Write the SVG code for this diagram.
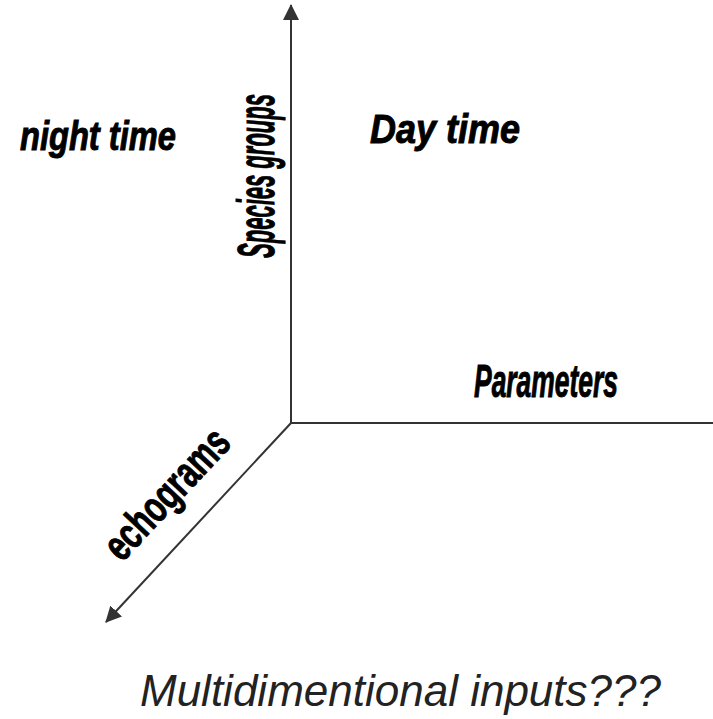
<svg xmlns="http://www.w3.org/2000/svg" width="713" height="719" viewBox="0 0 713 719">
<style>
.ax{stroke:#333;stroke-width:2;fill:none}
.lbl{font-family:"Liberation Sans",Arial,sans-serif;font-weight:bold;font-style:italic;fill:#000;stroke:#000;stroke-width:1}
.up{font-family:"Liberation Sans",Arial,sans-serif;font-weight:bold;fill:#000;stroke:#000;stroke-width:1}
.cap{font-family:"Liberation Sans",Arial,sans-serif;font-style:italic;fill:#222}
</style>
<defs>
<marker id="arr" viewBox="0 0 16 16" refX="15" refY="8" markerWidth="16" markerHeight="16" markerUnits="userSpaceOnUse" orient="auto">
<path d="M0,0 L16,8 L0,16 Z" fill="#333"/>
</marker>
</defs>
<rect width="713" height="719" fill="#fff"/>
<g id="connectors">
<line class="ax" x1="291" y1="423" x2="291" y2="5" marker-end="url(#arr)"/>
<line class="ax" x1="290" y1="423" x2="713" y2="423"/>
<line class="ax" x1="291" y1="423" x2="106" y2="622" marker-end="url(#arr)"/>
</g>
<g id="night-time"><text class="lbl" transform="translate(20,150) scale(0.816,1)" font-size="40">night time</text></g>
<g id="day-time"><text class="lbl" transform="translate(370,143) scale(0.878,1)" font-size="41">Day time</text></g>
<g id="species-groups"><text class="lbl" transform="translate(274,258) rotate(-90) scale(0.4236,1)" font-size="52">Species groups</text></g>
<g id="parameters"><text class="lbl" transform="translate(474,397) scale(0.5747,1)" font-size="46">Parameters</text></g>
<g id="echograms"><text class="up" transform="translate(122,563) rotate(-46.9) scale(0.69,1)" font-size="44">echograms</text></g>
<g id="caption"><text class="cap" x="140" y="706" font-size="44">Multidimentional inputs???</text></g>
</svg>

- - -

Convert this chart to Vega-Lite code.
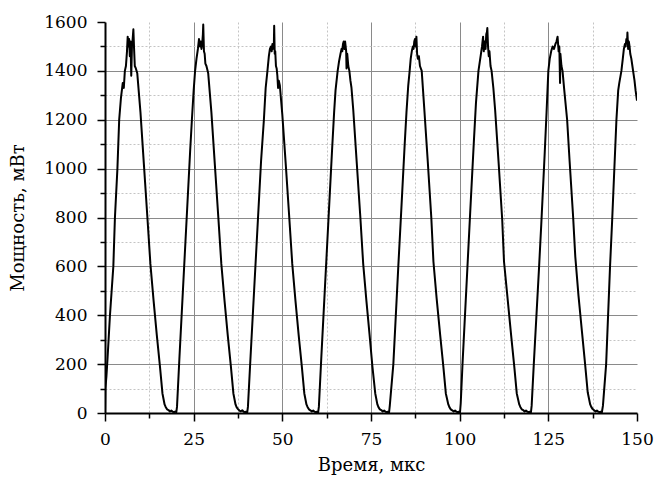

- - -

### Job
Note how many lines in the listing above hold the string "code", then give only that figure.

### Written solution
2